One of the most pervasive misconceptions about our early history revolves around the folklore of the Revolutionary War. In primary grades we learn about our folk heroes and founding fathers, from George Washington and Benjamin Franklin to Paul Revere. Later, in the secondary grades we learn more about the various battles and personalities that came to the fore, but always with the implicit understanding that almost everyone in the colonies wanted the Revolution. In fact, in a number of textbooks the message isn't implicit at all, stating that "from all corners of the American colonies men came to pledge their loyalty to Independence." (American History, Pearson Hall). The truth is somewhat more discouraging.

     Howard Zinn points out in the previous chapter that much of the resistance to the crown came not from the general population but from wealthy land-owners and the colonial elite. As the Continental Congress openly declared war against the British crown, there were a number of ways in which these instigators would rally the poor and middle-class to their cause. Black slaves and Native Americans were obviously non-starters since they had nothing to lose by joining the conflict (not to mention that many native tribes learned their lesson about taking sides in a white man's war during the French and Indian wars, in which their British allies left them high and dry afterward).

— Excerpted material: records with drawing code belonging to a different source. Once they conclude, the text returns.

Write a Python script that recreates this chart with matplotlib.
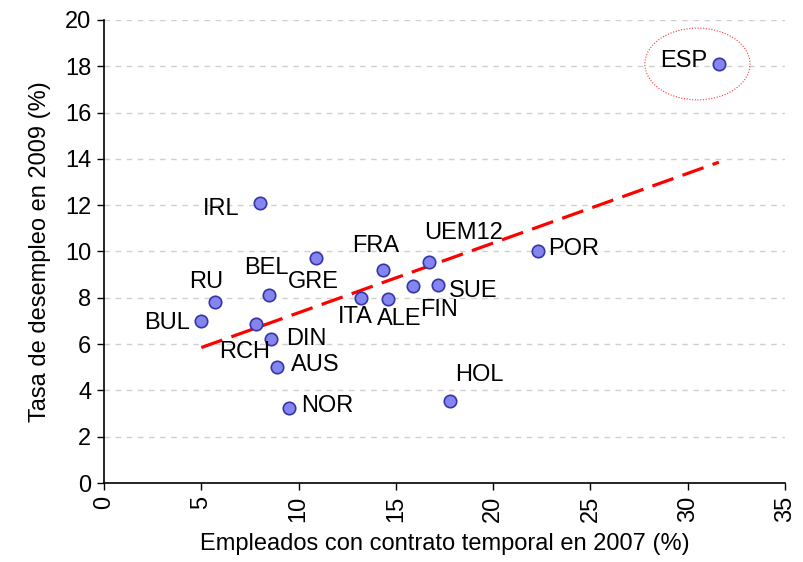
import numpy as np
import matplotlib
matplotlib.use("Agg")
import matplotlib.pyplot as plt
from matplotlib.patches import Ellipse

# ---- data ----
countries = ["BUL", "RU", "IRL", "RCH", "BEL", "DIN", "AUS", "NOR", "GRE",
             "ITA", "FRA", "ALE", "FIN", "SUE", "UEM12", "HOL", "POR", "ESP"]
temp_contract_2007 = [5.0, 5.7, 8.0, 7.8, 8.5, 8.6, 8.9, 9.5, 10.9,
                      13.2, 14.35, 14.6, 15.9, 17.15, 16.7, 17.8, 22.3, 31.6]
unemployment_2009 = [7.0, 7.8, 12.1, 6.85, 8.1, 6.2, 5.0, 3.25, 9.7,
                     8.0, 9.2, 7.95, 8.5, 8.55, 9.55, 3.55, 10.0, 18.1]
x_ticks = [0, 5, 10, 15, 20, 25, 30, 35]
y_ticks = [0, 2, 4, 6, 8, 10, 12, 14, 16, 18, 20]

# ---- layout: label offsets (pixels, text centre relative to point) ----
label_offsets = {
    "BUL": (-34, -2), "RU": (-9, 20), "IRL": (-38, -6), "RCH": (-11, -28),
    "BEL": (-3, 27), "DIN": (35, 0), "AUS": (38, 2), "NOR": (38, 2),
    "GRE": (-3, -24), "ITA": (-6, -19), "FRA": (-8, 24), "ALE": (11, -20),
    "FIN": (26, -24), "SUE": (36, -6), "UEM12": (35, 29), "HOL": (29, 26),
    "POR": (36, 2), "ESP": (-35, 3),
}

plt.rcParams['font.family'] = ['Liberation Sans', 'DejaVu Sans']
FS = 17

fig = plt.figure(figsize=(8.04, 5.62), dpi=100)
ax = fig.add_axes([104/804, 1-483/562, (785-104)/804, (483-20)/562])

ax.set_xlim(0, 35)
ax.set_ylim(0, 20)
ax.set_xticks(x_ticks)
ax.set_yticks(y_ticks)
ax.set_xticklabels([str(t) for t in x_ticks], rotation=90)
ax.tick_params(axis='both', labelsize=FS, direction='out', length=5, width=1, colors='black')
ax.tick_params(axis='x', pad=4)
ax.tick_params(axis='y', pad=4)

for s in ['top', 'right']:
    ax.spines[s].set_visible(False)
for s in ['left', 'bottom']:
    ax.spines[s].set_linewidth(1.2)
    ax.spines[s].set_color('black')

ax.yaxis.grid(True, color='#d0d0d0', linestyle=(0, (4, 4)), linewidth=1)
ax.set_axisbelow(True)

# trend line (least squares fit)
xs = np.array(temp_contract_2007)
ys = np.array(unemployment_2009)
m, b = np.polyfit(xs, ys, 1)
xl = np.array([xs.min(), xs.max()])
ax.plot(xl, m * xl + b, color='#ff0000', linewidth=2.3, linestyle=(0, (7, 3)), zorder=2)

ax.scatter(xs, ys, s=80, facecolor='#8585f0', edgecolor='#3535a8', linewidth=1.2, zorder=3)

for c, x, y in zip(countries, temp_contract_2007, unemployment_2009):
    dx, dy = label_offsets[c]
    ax.annotate(c, (x, y), xytext=(dx, dy), textcoords='offset pixels',
                ha='center', va='center', fontsize=FS, color='black', zorder=4)

# dotted ellipse around ESP
ei = countries.index("ESP")
ax.add_patch(Ellipse((temp_contract_2007[ei] - 1.1, unemployment_2009[ei]), 5.4, 3.1,
                     fill=False, edgecolor='#ff3333', linestyle=(0, (1, 1.5)), linewidth=0.8))

ax.set_xlabel("Empleados con contrato temporal en 2007 (%)", fontsize=FS, labelpad=8)
ax.set_ylabel("Tasa de desempleo en 2009 (%)", fontsize=FS, labelpad=10)

fig.savefig("out.png", dpi=100)
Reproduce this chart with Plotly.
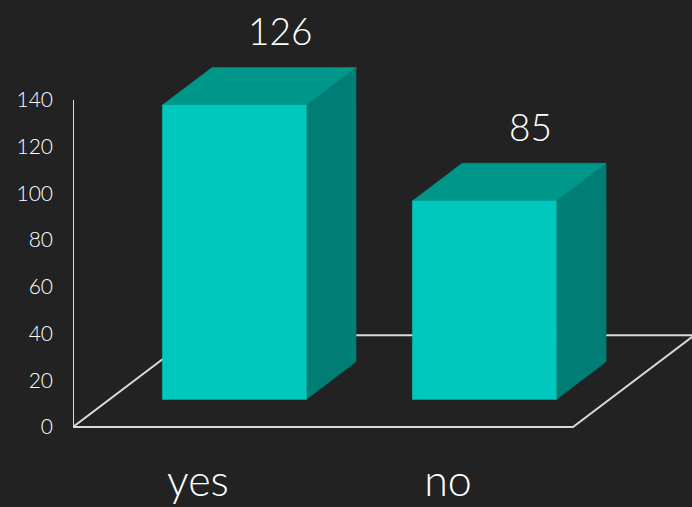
import plotly.graph_objects as go

categories = ["yes", "no"]
values = [126, 85]
y_ticks = [0, 20, 40, 60, 80, 100, 120, 140]

# 3D-look geometry in data units
DX, DY = 0.485, 39.3      # floor depth vector
T_FRONT, T_BACK = 0.30, 0.71
HALF_W = 0.288
BG = "#222222"
FRONT = "#00C8BF"
TOP = "#00978B"
SIDE = "#007E76"
LINE = "#D9D9D9"
FONT = "Lato"

fig = go.Figure()

def line(xs, ys):
    fig.add_trace(go.Scatter(x=xs, y=ys, mode="lines", line=dict(color=LINE, width=2),
                             hoverinfo="skip", showlegend=False))

n = len(categories)
# floor and axis
line([0, DX, n + DX], [0, DY, DY])
line([0, n, n + DX], [0, 0, DY])
line([0, 0], [0, y_ticks[-1]])

def poly(xs, ys, color):
    fig.add_trace(go.Scatter(x=xs + [xs[0]], y=ys + [ys[0]], mode="lines", fill="toself",
                             fillcolor=color, line=dict(color=color, width=0.5),
                             hoverinfo="skip", showlegend=False))

for i, v in enumerate(values):
    cx = i + 0.5
    fx0 = cx - HALF_W + T_FRONT * DX
    fx1 = cx + HALF_W + T_FRONT * DX
    fy0 = T_FRONT * DY
    bx_off = (T_BACK - T_FRONT) * DX
    by_off = (T_BACK - T_FRONT) * DY
    # side face
    poly([fx1, fx1 + bx_off, fx1 + bx_off, fx1],
         [fy0, fy0 + by_off, fy0 + v + by_off, fy0 + v], SIDE)
    # top face
    poly([fx0, fx1, fx1 + bx_off, fx0 + bx_off],
         [fy0 + v, fy0 + v, fy0 + v + by_off, fy0 + v + by_off], TOP)
    # front face
    poly([fx0, fx1, fx1, fx0], [fy0, fy0, fy0 + v, fy0 + v], FRONT)
    fig.add_annotation(x=cx + T_BACK * DX - 0.015, y=fy0 + v + by_off, text=str(v),
                       showarrow=False, yanchor="middle", yshift=37,
                       font=dict(family=FONT, size=37, color="#FFFFFF", weight=300))

W, H = 692, 507
ml, mb = 73, 60
xunit = 250.0
yunit = 2.336
plot_w = W - ml
plot_h = H - mb
y0 = -(447 - 427) / yunit

fig.update_layout(
    width=W, height=H,
    margin=dict(l=ml, r=0, t=0, b=mb),
    paper_bgcolor=BG, plot_bgcolor=BG,
    xaxis=dict(range=[0, plot_w / xunit], showgrid=False, zeroline=False, showline=False,
               tickvals=[i + 0.5 for i in range(n)], ticktext=categories,
               tickfont=dict(family=FONT, size=43, color="#FFFFFF", weight=300),
               ticks="", ticklabelstandoff=5),
    yaxis=dict(range=[y0, y0 + plot_h / yunit], showgrid=False, zeroline=False, showline=False,
               tickvals=y_ticks, ticks="", ticklabelstandoff=19,
               tickfont=dict(family=FONT, size=21, color="#FFFFFF", weight=300)),
    showlegend=False,
)

fig.write_html("out.html", config={"displayModeBar": False},
               post_script="document.body.style.margin='0';document.body.style.background='#222222';")
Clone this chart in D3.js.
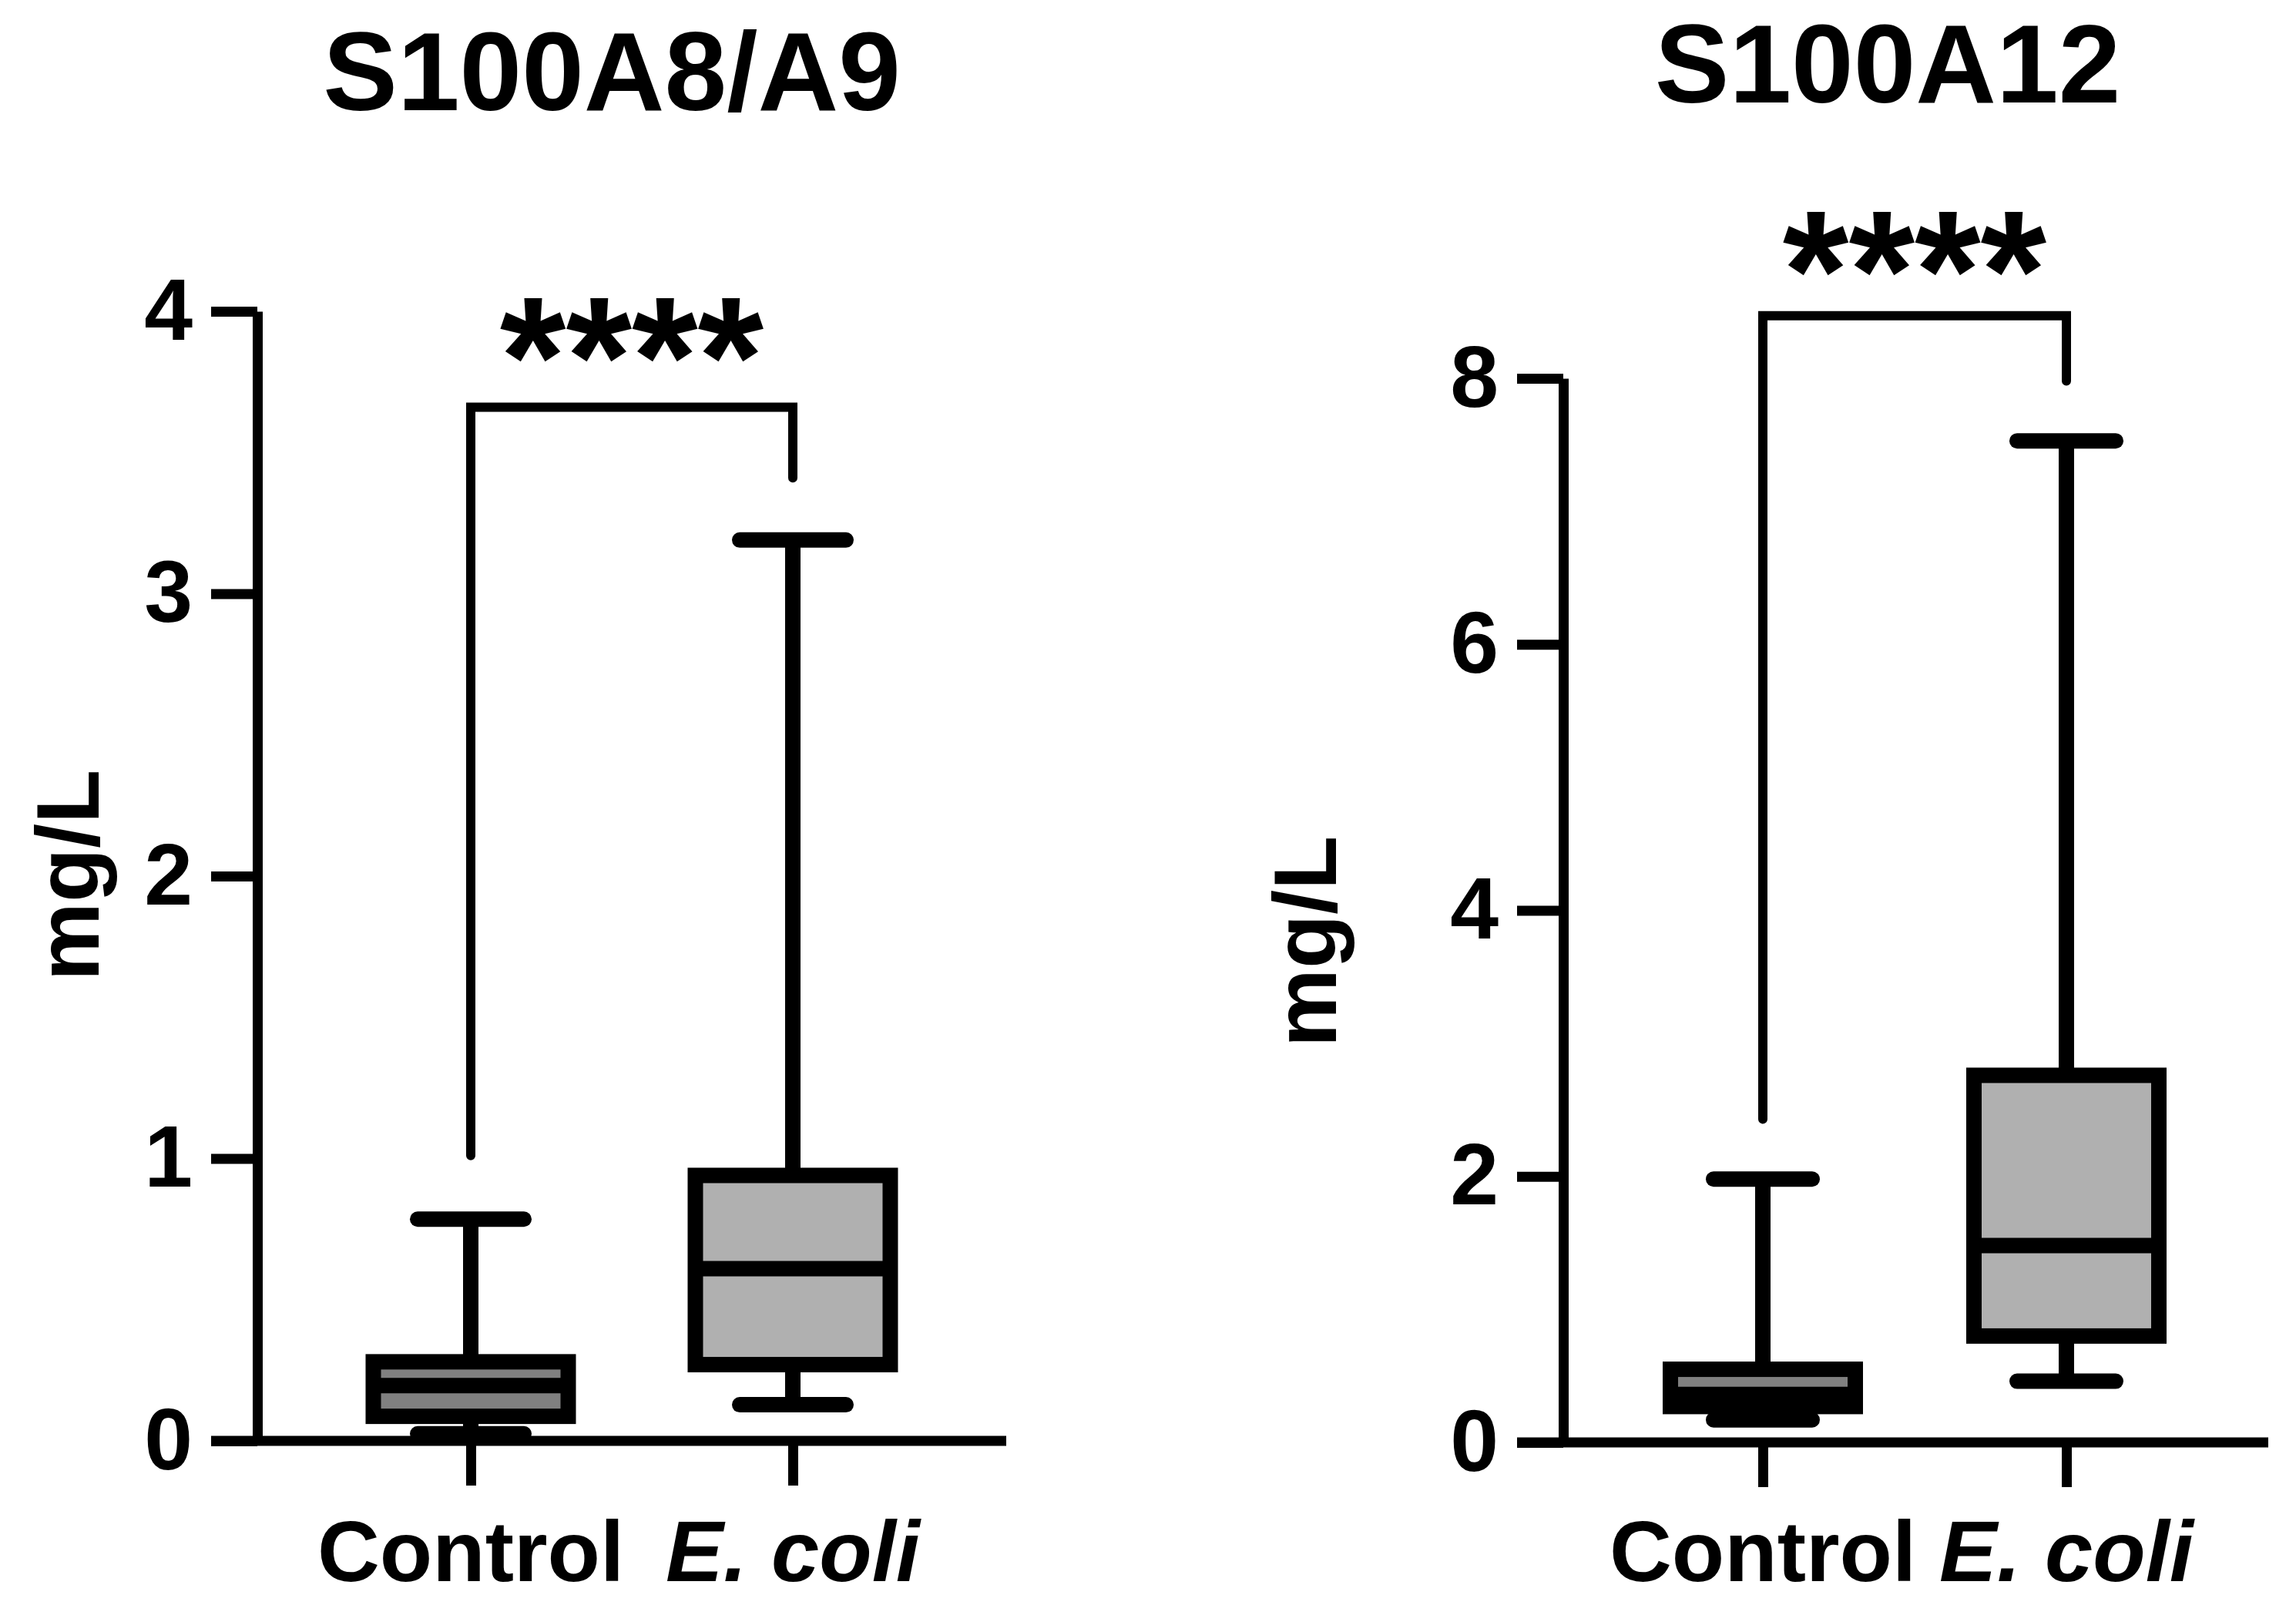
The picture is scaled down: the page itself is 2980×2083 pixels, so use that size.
<!DOCTYPE html>
<html><head><meta charset="utf-8">
<script src="https://cdn.jsdelivr.net/npm/d3@7"></script>
<style>body{margin:0;background:#fff}text{font-family:"Liberation Sans",Arial,sans-serif;font-weight:bold}</style>
</head><body>
<svg id="c" width="2980" height="2083"></svg>
<script>
const categories = ["Control", "E. coli"];
const titles = ["S100A8/A9", "S100A12"];
// [min, q1, median, q3, max] per category
const a8a9Stats = [[0.025, 0.087, 0.196, 0.28, 0.785], [0.128, 0.27, 0.61, 0.94, 3.19]];
const a12Stats = [[0.17, 0.27, 0.36, 0.55, 1.98], [0.46, 0.80, 1.48, 2.76, 7.53]];
const a8a9Ticks = [0, 1, 2, 3, 4];
const a12Ticks = [0, 2, 4, 6, 8];
// bracket: [top, leftLegBottom, rightLegBottom]
const a8a9Bracket = [3.66, 1.01, 3.41];
const a12Bracket = [8.47, 2.43, 7.98];
const sig = "****";
const boxFills = ["#808080", "#b0b0b0"];

const svg = d3.select("#c");
const panels = [
  {title: titles[0], stats: a8a9Stats, ticks: a8a9Ticks, br: a8a9Bracket, ax: 334, xEnd: 1306, y0: 1870, yTop: 404, cx: [611, 1029], titleX: 794, titleY: 143, starY: 539, labX: 88, labY: 1136, boxW: 253, capW: 138},
  {title: titles[1], stats: a12Stats, ticks: a12Ticks, br: a12Bracket, ax: 2029, xEnd: 2944, y0: 1872, yTop: 491, cx: [2288, 2682], titleX: 2450, titleY: 133, starY: 427, labX: 1694, labY: 1222, boxW: 240, capW: 128}
];

panels.forEach(p => {
  const g = svg.append("g");
  const y = d3.scaleLinear().domain([0, d3.max(p.ticks)]).range([p.y0, p.yTop]);
  const x = d3.scalePoint().domain(categories).range(p.cx);

  g.append("text").attr("x", p.titleX).attr("y", p.titleY).attr("text-anchor", "middle")
    .attr("font-size", 145).text(p.title);

  // y axis
  const ya = g.append("g").attr("transform", `translate(${p.ax},0)`)
    .call(d3.axisLeft(y).tickValues(p.ticks).tickSize(60).tickSizeOuter(0).tickPadding(24).tickFormat(d3.format("d")));
  ya.selectAll("path,line").attr("stroke", "#000").attr("stroke-width", 13);
  ya.selectAll("text").attr("font-size", 113).attr("fill", "#000").attr("font-family", '"Liberation Sans",Arial,sans-serif');

  // x axis
  g.append("line").attr("x1", p.ax - 60).attr("x2", p.xEnd).attr("y1", y(0)).attr("y2", y(0))
    .attr("stroke", "#000").attr("stroke-width", 13);
  const xa = g.append("g").attr("transform", `translate(0,${y(0)})`)
    .call(d3.axisBottom(x).tickSize(58).tickSizeOuter(0).tickFormat(""));
  xa.select("path").remove();
  xa.selectAll("line").attr("stroke", "#000").attr("stroke-width", 13);
  categories.forEach((c, i) => {
    const t = g.append("text").attr("x", x(c)).attr("y", 2052).attr("text-anchor", "middle").attr("font-size", 112).text(c);
    if (i === 1) t.attr("font-style", "italic");
  });

  // y label
  g.append("text").attr("transform", `translate(${p.labX + 40},${p.labY}) rotate(-90)`)
    .attr("text-anchor", "middle").attr("font-size", 115).text("mg/L");

  // boxes
  p.stats.forEach((s, i) => {
    const cx = x(categories[i]);
    const [mn, q1, md, q3, mx] = s;
    const sw = 20;
    g.append("line").attr("x1", cx).attr("x2", cx).attr("y1", y(q3)).attr("y2", y(mx)).attr("stroke", "#000").attr("stroke-width", sw);
    g.append("line").attr("x1", cx).attr("x2", cx).attr("y1", y(q1)).attr("y2", y(mn)).attr("stroke", "#000").attr("stroke-width", sw);
    [mn, mx].forEach(v => g.append("line").attr("x1", cx - p.capW / 2).attr("x2", cx + p.capW / 2)
      .attr("y1", y(v)).attr("y2", y(v)).attr("stroke", "#000").attr("stroke-width", sw).attr("stroke-linecap", "round"));
    g.append("rect").attr("x", cx - p.boxW / 2).attr("width", p.boxW).attr("y", y(q3)).attr("height", y(q1) - y(q3))
      .attr("fill", boxFills[i]).attr("stroke", "#000").attr("stroke-width", sw);
    g.append("line").attr("x1", cx - p.boxW / 2).attr("x2", cx + p.boxW / 2).attr("y1", y(md)).attr("y2", y(md))
      .attr("stroke", "#000").attr("stroke-width", sw);
  });

  // bracket
  const [bt, bl, brr] = p.br;
  g.append("path").attr("d", `M${x(categories[0])},${y(bl)}V${y(bt)}H${x(categories[1])}V${y(brr)}`)
    .attr("fill", "none").attr("stroke", "#000").attr("stroke-width", 12).attr("stroke-linecap", "round");
  g.append("text").attr("x", (p.cx[0] + p.cx[1]) / 2).attr("y", p.starY).attr("text-anchor", "middle")
    .attr("font-size", 220).text(sig);
});
</script>
</body></html>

     Far and away the most common reason for joining the rebel militias was simply a way out of poverty. It's not a new story (in fact it's still around today), but many of the poorest whites would join the militia for regular food, some compensation, and a title. In one excerpt a lieutenant injured at the battle of Bunker Hill describes the terms of his enlistment as one of convenience. Tired of being a simple "Labourer", he enlisted as a Lieutenant (because he brought two friends to enlist as Privates), and hoped that his Captain might die in battle so that he could rise in rank and see his "pay, rations, and station improve."(78)

     Those that attempted to remain neutral in the coming war were often coerced into taking one side or another through military preparation. Connecticut passed a law that required military service of men between 16 and 60. Those that refused or attempted to desert were jailed; the conditions of their release being fighting for the rebels. In this way, as Zinn states, "the mechanism of their conversion to democracy was the militia." (79) In other places men were merely impressed into the military, bound to join or suffer the consequences, which ironically was one of the chief grievances by in the Declaration of Independence; the impressment of colonists into the British military. Conscription with exlusions to people of wealth was common practice throughout the colonies, requiring military service unless the individual could pay 5 pounds and find a substitute. Often this mean that the wealthiest would simply pay a vagrant or criminal to be their substitute, along with the 5 pound fee, and be off the hook.

     Still other colonists wanted nothing to do with the war, recognizing it as a transfer of power from one wealthy elite to another. This was particularly true int he South, where most of the colonial militas were absorbed with preventing slave uprisings (in South Carolina nearly 50% of the population were slaves). However, The British saw opportuntiy in this, and one of the British miliary commanders, Lord Dunmore in Virginia, offered freedoms to any blacks that offered to serve in the British military.

     The Revolutionary War served a secondary purpose, other than ultimately winning the colonies independence (with critical help from the French); it subverted the internal class conflicts between the wealthy landowners and poor, armed whites. It gave the conflict an vicarious outlet in the killing, looting, and pillaging of British Loyalists and armies; all in the anme of independence. However, that's not to say that there weren't eruptions of this class conflict from time to time. Zinn highlights several mutinies among militiamen and civilians against the colonial elite during this time. Twice the Continental Congress in Philadelphia was marched upon by poor militiamen that had not received pay from the struggling colonial coffers; once succeeding in driving the governance form their newly established statehouse. There are also a number of uprisings against wealthy colonials and merchants accused of stockpiling commodities to drive up prices during wartime. 

     If there's one significant truth to the end of the Revolutionary Way it is the idealism that pervaded over nepotism and avarice during the construction of the new American government. Alexander Hamilton and many supporters advocated Senate and Presidential positions for life (some even goin as far to suggest a lineage of inheritance, like with the British throne). Instead, and as hypocritical as this may seem in modern times, perpetuated as it was by wealthy, slave-owning aristocrats, the foundation was laid for public service, publicly funded schools, and a central government that was ostensibly formed for governance of the people. Though the Revolutionary War was fought and died for by the people with the least to lose by continued British rule, it did become a startling model of democratic principle (not right away, of course) and set a humanistic precedent that would defy all contemporary odds in ultimately becoming a world power.